15 Things Not to Do in Japan

f you have plans to visit Japan, there are some things you need to know. Familiarizing yourself with some basic Japanese cultural practices will go a long way in making your trip there enjoyable. Also, you are not likely to get into trouble. Here are things you should not do based on Japan culture.

1. Don’t enter a house wearing your shoes

Are you used to walking around in your house in your shoes? Well, you might get yourself in trouble if you do that in Japan. There is a special place where you should keep your shoes before entering the house. Also, there are slippers for guests when entering a room.

2. Don’t shout on the train

Trains are very common in Japan. However, people don’t make noise while in trains. They are always silent. If you have to speak to someone, do it in a low tone. Use your earphones if you have to listen to some music.

3. Don’t use your phone on trains

As indicated earlier, Japanese don’t like any noise in the trains. You will rarely find someone using his phone to make a call in the train. If you have to use your phone, send a message or talk in a low tone so as not to distract other people.

4. Don’t eat on trains

Japanese do not eat when traveling on commuter trains. Drinking is okay unless the train is too crowded. However, in long distance trains, eating and drinking are allowed. Food and beverages are also sold in such trains.

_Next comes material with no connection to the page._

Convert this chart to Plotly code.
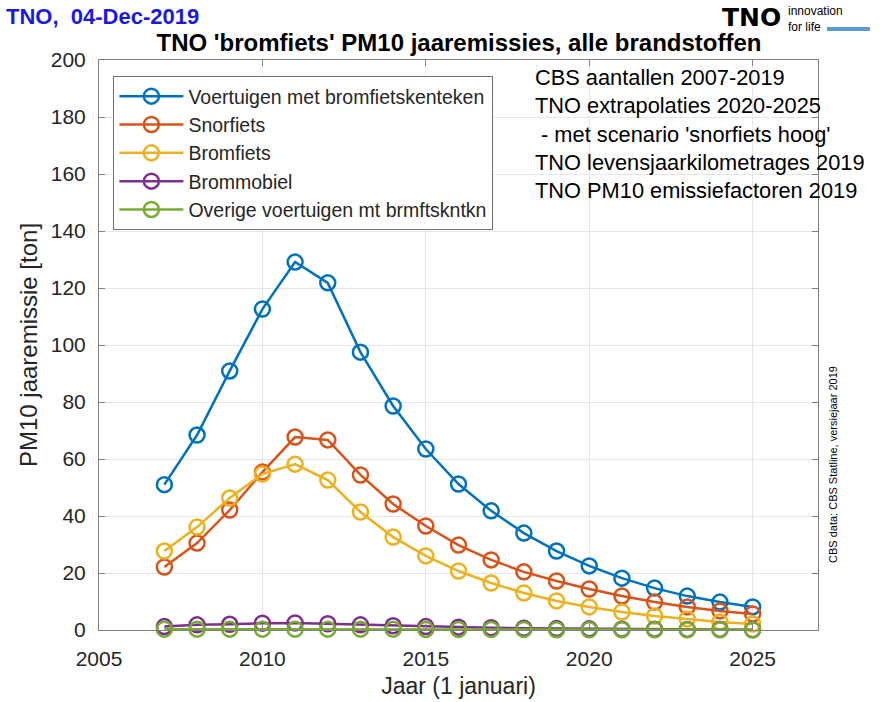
import plotly.graph_objects as go

# Years and PM10 annual emissions [ton] per vehicle category
years = list(range(2007, 2026))

voertuigen_bromfietskenteken = [51.0, 68.4, 90.9, 112.6, 129.1, 121.8, 97.5, 78.6, 63.5, 51.2,
                                41.8, 34.0, 27.7, 22.5, 18.2, 14.7, 11.9, 9.8, 8.1]
snorfiets = [22.1, 30.5, 42.1, 55.4, 67.7, 66.7, 54.4, 44.2, 36.5, 29.8,
             24.6, 20.4, 17.2, 14.4, 11.9, 9.8, 8.1, 6.7, 5.6]
bromfiets = [27.7, 36.1, 46.3, 54.7, 58.2, 52.6, 41.4, 32.6, 26.0, 20.7,
             16.5, 13.0, 10.2, 8.1, 6.3, 4.9, 3.9, 2.8, 2.1]
brommobiel = [1.2, 1.8, 2.0, 2.4, 2.5, 2.2, 1.8, 1.5, 1.2, 1.0,
              0.8, 0.6, 0.5, 0.4, 0.3, 0.3, 0.2, 0.2, 0.1]
overige = [0.3, 0.3, 0.3, 0.3, 0.3, 0.3, 0.3, 0.3, 0.2, 0.2,
           0.2, 0.2, 0.1, 0.1, 0.1, 0.1, 0.1, 0.1, 0.1]

series_names = ["Voertuigen met bromfietskenteken", "Snorfiets", "Bromfiets",
                "Brommobiel", "Overige voertuigen mt brmftskntkn"]
series_values = [voertuigen_bromfietskenteken, snorfiets, bromfiets, brommobiel, overige]
series_colors = ["#0072BD", "#D95319", "#EDB120", "#7E2F8E", "#77AC30"]

source_lines = ["CBS aantallen 2007-2019",
                "TNO extrapolaties 2020-2025",
                " - met scenario 'snorfiets hoog'",
                "TNO levensjaarkilometrages 2019",
                "TNO PM10 emissiefactoren 2019"]

x_ticks = [2005, 2010, 2015, 2020, 2025]
y_ticks = list(range(0, 201, 20))

FONT = "Liberation Sans, Arial, sans-serif"

# Plot-area geometry in pixels (used to place the free text in paper coords)
W, H = 880, 702
L, R, T, B = 99, 62, 60, 72
PW, PH = W - L - R, H - T - B


def px(x):
    return (x - L) / PW


def py(y):
    return (H - B - y) / PH


fig = go.Figure()
for name, vals, col in zip(series_names, series_values, series_colors):
    fig.add_trace(go.Scatter(
        x=years, y=vals, name=name, mode="lines+markers", cliponaxis=False,
        line=dict(color=col, width=2.5),
        marker=dict(symbol="circle-open", size=15, color=col, line=dict(width=2.5)),
    ))

axis_common = dict(
    showline=True, linecolor="#808080", linewidth=1, mirror="ticks",
    ticks="inside", ticklen=6, tickcolor="#808080",
    showgrid=True, gridcolor="#e6e6e6", gridwidth=1, zeroline=False,
    automargin=False,
    tickfont=dict(family=FONT, size=21, color="#262626"),
)

fig.update_layout(
    width=W, height=H,
    margin=dict(l=L, r=R, t=T, b=B),
    paper_bgcolor="white", plot_bgcolor="white",
    font=dict(family=FONT, color="#262626"),
    xaxis=dict(range=[2005, 2027], tickvals=x_ticks, ticklabelstandoff=10,
               title=dict(text="Jaar (1 januari)", font=dict(size=23, family=FONT), standoff=8),
               **axis_common),
    yaxis=dict(range=[0, 200], tickvals=y_ticks, ticklabelstandoff=8,
               title=dict(text="PM10 jaaremissie [ton]", font=dict(size=24, family=FONT), standoff=6),
               **axis_common),
    showlegend=True,
    legend=dict(x=0.02, y=0.972, xanchor="left", yanchor="top",
                bgcolor="white", bordercolor="#707070", borderwidth=1,
                font=dict(family=FONT, size=19.5, color="#262626"),
                itemwidth=64, tracegroupgap=0),
    title=dict(text="<b>TNO 'bromfiets' PM10 jaaremissies, alle brandstoffen</b>",
               x=459 / W, xanchor="center",
               y=1 - 43 / H, yanchor="middle",
               font=dict(family=FONT, size=24, color="black")),
)

# Data sources block (top right inside the axes)
fig.add_annotation(
    xref="paper", yref="paper", x=px(533), y=py(63), xanchor="left", yanchor="top",
    text="<br>".join(source_lines), showarrow=False, align="left",
    font=dict(family=FONT, size=21.8, color="black"),
)

# Date stamp top-left
fig.add_annotation(
    xref="paper", yref="paper", x=px(4), y=py(17),
    xanchor="left", yanchor="middle", showarrow=False,
    text="<b>TNO,  04-Dec-2019</b>",
    font=dict(family=FONT, size=22, color="#1a1adf"),
)

# Logo
fig.add_annotation(
    xref="paper", yref="paper", x=px(720), y=py(18),
    xanchor="left", yanchor="middle", showarrow=False,
    text="<b>TNO</b>", font=dict(family="DejaVu Sans", size=25, color="black"),
)
fig.add_annotation(
    xref="paper", yref="paper", x=px(786), y=py(19),
    xanchor="left", yanchor="middle", showarrow=False, align="left",
    text="innovation<br>for life", font=dict(family=FONT, size=12, color="black"),
)
fig.add_shape(type="rect", xref="paper", yref="paper",
              x0=px(827), x1=px(870), y0=py(31), y1=py(27),
              fillcolor="#5b9bd5", line=dict(width=0))

# Vertical source note on the right
fig.add_annotation(
    xref="paper", yref="paper", x=px(833), y=py(465),
    xanchor="center", yanchor="middle", showarrow=False, textangle=-90,
    text="CBS data: CBS Statline, versiejaar 2019",
    font=dict(family=FONT, size=11, color="black"),
)

fig.write_html("out.html")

5. Don’t forget to remove toilet slippers

Once you get to Japan, you will notice that there are slippers only used when going to the toilet. These slippers are easily noticeable since they have particular words or pictures. Always remember to remove them when entering your house or walking on the streets.

6. Don’t tip anyone

While it is common to tip anyone after an excellent service in many cultures, Japan is an exception. No matter how satisfied you are with their service, they never accept tips. In fact, someone will come running after you, returning the tip!

7. Don’t ignore someone you are speaking with

If you are talking with a Japanese person, always stay calm and attentive. You may sound impolite and rude by just failing to show that you have understood a point. Whenever speaking, show your attentiveness by talking back.

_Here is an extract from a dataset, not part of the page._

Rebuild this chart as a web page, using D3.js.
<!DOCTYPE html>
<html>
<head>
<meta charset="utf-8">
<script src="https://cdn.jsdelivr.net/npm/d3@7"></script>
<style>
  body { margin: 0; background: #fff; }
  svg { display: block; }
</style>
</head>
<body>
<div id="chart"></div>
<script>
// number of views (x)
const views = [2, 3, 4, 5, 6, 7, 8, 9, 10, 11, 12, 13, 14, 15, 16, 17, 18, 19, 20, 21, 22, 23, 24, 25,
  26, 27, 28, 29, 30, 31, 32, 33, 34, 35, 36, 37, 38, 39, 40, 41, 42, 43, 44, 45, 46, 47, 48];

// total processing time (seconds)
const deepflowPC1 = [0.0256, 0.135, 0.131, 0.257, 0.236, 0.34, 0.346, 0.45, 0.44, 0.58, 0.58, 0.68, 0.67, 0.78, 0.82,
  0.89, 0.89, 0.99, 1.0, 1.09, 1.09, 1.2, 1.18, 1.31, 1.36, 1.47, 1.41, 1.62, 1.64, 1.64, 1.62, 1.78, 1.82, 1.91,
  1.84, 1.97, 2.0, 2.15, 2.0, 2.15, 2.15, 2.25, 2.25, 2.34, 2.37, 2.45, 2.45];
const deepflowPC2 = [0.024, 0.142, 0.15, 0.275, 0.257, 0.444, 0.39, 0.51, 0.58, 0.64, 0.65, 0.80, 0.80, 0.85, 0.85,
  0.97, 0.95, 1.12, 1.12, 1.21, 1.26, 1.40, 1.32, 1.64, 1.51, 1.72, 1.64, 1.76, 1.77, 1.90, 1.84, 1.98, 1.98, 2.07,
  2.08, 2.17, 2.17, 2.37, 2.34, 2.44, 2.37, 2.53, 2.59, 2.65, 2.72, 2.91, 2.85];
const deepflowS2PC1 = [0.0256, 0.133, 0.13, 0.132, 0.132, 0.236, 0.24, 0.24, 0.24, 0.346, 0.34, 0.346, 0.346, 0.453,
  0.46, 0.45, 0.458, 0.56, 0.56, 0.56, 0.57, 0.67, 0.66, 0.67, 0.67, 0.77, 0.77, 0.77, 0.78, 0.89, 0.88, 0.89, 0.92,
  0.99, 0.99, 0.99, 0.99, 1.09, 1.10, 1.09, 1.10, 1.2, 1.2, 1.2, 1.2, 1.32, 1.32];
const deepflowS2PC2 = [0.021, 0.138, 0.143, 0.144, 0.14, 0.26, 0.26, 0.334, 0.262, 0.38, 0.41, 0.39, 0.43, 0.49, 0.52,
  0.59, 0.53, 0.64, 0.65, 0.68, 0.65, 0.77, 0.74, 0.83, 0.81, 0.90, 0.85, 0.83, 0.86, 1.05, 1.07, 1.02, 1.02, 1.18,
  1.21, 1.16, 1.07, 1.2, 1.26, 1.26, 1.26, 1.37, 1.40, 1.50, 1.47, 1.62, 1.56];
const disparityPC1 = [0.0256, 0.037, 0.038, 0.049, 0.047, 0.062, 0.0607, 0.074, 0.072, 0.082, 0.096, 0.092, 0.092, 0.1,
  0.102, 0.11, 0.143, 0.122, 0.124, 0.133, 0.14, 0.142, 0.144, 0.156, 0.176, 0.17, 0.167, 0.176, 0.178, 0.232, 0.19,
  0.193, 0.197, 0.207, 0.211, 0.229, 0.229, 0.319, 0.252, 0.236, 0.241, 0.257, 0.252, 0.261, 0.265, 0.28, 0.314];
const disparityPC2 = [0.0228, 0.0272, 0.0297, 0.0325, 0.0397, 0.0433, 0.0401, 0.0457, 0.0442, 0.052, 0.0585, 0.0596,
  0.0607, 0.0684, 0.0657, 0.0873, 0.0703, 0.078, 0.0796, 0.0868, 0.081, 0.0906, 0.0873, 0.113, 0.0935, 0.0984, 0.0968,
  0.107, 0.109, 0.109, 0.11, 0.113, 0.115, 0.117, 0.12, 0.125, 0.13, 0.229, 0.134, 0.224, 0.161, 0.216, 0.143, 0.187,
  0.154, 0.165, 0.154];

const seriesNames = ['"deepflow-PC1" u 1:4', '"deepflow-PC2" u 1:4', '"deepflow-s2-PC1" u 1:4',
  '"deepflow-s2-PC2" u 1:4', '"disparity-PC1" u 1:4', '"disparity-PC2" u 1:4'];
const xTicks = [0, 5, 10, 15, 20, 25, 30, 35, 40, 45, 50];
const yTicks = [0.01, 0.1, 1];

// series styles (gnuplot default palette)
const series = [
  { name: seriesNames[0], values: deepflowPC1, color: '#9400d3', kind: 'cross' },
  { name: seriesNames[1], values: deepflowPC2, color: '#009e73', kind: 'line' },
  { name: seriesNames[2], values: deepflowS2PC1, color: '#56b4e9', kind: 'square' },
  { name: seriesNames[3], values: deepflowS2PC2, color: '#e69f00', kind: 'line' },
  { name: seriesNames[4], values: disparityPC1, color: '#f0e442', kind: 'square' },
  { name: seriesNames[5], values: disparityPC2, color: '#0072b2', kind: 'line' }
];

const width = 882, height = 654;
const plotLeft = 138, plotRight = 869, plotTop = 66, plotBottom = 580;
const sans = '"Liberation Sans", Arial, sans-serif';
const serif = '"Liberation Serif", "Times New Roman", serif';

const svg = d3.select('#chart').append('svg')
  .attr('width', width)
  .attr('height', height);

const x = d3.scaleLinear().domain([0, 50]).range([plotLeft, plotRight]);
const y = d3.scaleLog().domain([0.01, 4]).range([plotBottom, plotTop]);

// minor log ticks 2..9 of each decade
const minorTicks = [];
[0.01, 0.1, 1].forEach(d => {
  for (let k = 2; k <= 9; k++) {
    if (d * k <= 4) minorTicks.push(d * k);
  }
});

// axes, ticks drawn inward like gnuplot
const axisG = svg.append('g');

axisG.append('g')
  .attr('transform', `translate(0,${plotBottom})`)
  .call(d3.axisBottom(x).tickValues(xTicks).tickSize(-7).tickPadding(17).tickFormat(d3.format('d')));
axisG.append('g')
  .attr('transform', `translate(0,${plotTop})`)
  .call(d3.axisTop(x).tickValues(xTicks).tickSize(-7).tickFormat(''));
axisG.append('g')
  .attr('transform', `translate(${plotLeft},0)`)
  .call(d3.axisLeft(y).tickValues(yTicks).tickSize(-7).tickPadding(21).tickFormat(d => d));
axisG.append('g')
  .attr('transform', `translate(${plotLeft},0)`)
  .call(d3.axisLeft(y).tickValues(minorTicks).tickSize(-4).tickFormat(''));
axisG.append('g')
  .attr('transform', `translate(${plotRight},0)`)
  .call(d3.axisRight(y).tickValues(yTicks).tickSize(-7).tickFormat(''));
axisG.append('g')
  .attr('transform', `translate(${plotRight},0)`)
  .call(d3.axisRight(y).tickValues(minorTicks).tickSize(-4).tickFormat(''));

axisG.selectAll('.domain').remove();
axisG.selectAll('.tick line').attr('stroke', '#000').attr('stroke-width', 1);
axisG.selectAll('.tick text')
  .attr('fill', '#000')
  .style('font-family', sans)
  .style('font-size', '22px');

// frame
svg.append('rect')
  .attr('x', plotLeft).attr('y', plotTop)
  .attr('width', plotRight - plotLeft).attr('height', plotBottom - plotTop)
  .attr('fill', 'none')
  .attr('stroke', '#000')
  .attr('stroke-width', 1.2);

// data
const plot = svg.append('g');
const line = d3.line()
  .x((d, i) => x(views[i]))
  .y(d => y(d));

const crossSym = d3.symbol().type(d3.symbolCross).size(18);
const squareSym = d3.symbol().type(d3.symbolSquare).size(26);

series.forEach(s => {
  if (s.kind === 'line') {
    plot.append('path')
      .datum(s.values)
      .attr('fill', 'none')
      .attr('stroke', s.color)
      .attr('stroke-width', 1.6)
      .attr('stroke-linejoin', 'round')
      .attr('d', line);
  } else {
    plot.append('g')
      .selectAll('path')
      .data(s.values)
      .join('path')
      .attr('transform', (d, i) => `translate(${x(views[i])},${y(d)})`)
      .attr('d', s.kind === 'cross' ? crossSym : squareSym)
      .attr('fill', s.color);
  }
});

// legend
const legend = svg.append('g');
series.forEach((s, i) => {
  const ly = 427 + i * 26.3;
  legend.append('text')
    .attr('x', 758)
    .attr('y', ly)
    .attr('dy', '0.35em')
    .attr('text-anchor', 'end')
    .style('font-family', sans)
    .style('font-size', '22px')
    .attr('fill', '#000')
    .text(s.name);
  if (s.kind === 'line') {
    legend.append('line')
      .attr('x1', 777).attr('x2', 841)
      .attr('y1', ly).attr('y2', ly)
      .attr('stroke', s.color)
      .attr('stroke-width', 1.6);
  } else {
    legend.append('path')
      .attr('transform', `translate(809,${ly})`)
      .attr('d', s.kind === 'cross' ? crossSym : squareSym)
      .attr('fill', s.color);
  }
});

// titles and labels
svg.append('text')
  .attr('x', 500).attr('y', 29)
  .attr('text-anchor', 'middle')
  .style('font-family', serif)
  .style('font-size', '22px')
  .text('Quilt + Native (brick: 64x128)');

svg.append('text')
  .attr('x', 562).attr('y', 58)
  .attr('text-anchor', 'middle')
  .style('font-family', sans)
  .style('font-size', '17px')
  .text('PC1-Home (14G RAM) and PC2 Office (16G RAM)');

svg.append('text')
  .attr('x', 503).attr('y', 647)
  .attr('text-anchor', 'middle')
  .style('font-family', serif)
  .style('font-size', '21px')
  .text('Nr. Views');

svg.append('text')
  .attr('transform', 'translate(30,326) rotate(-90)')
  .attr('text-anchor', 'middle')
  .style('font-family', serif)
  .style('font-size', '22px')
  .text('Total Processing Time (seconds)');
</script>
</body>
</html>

8. Don’t photograph everything

Despite Japan being a beautiful country, you are not allowed to take photos everywhere. It is advisable to always ask someone before taking photos. You must be granted permission to take pictures in museums, temples, and shrines.

9. Don’t hug anyone you meet

Hugging is common in western countries. However, in Japan, it is not. You don’t hug someone you come across in Tokyo streets. Most of the older folks don’t like the habit. If you want to hug someone, then it’s best to know their age group and whether they are comfortable with it.

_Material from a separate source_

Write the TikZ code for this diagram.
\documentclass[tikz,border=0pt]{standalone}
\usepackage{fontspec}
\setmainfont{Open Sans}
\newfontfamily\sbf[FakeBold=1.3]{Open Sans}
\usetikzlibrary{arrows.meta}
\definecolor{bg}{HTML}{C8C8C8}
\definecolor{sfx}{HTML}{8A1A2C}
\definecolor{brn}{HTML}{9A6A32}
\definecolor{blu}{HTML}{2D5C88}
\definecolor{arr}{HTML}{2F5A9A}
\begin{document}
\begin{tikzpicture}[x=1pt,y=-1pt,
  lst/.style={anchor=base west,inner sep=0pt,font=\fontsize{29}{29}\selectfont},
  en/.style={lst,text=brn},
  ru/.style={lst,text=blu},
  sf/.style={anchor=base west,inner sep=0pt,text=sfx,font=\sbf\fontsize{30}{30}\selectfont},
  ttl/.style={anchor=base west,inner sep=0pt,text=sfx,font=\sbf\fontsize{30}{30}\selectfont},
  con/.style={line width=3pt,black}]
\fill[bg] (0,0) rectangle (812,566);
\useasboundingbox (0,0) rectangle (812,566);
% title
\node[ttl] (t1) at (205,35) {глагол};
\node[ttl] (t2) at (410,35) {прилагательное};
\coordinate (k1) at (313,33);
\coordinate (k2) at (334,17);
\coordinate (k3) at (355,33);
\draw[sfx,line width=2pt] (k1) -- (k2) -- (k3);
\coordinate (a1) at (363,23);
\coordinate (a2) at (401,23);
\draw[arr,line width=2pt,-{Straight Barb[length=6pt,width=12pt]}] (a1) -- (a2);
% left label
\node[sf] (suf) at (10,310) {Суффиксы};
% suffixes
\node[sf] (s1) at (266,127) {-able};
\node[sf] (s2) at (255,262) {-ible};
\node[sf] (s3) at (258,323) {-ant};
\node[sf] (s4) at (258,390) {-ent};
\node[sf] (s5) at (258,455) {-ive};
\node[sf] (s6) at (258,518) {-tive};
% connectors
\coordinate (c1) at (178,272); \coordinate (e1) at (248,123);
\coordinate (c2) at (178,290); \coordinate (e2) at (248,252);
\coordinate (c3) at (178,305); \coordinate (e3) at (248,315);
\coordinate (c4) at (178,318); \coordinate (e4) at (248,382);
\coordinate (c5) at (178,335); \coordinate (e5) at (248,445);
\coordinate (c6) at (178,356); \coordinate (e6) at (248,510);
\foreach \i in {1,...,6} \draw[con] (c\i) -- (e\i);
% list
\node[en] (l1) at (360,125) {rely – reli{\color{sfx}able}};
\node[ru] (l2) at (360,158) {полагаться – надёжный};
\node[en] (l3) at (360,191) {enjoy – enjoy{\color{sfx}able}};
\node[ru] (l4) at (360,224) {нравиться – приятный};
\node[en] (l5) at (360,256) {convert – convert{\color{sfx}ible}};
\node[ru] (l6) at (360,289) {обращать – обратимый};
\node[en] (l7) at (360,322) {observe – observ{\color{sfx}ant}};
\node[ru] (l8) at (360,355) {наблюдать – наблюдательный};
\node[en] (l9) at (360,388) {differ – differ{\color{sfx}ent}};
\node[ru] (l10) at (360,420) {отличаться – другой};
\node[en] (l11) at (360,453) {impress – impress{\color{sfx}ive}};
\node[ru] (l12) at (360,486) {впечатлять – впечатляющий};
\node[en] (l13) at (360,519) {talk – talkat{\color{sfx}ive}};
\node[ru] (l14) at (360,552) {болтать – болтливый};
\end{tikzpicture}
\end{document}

10. Don’t eat or drink when walking

It is uncommon to find Japanese eating or drinking while they are walking. Even on the streets with food stalls they always find a place to sit. Now you know how to behave when you are on Japanese streets so you don’t look foreign.

11. Don’t receive a present with one hand

Whenever receiving a gift or a visiting card from a Japanese, use your two hands and bow. Then tell him thank you. On receipt of a gift, don’t open it until the person who has given it to you has left.

12. Don’t throw away trash haphazardly

Another thing you might find hard to get used to is how to handle your trash. In most cities around the world, there are a lot of trash cans however, Japanese cities are different. People are encouraged to carry their trash until they find a place to dispose of it.

13. Don’t fail to say “thank you”

The verb “thank you” is highly valued in Japan. Learn to say it after being served in a hotel or store. Familiarize yourself with how bowing is done in Japan. You must always bow and say thank you when you meet with elders.

14. Don’t write down a person’s name in red ink

In Japan, it is OK to write “goodbye” in red ink but not a person’s name. The Japanese consider it to be disobedient. Therefore, if you have to write down your Japanese friend’s name, you know which color to avoid.

15. Don’t be shy

It is common for tourists to ask for help from locals. When you get to Japan, don’t be shy or afraid of asking for anything. They are very friendly and helpful. Even when you accidentally forget something somewhere, go back as no one is going to take it away.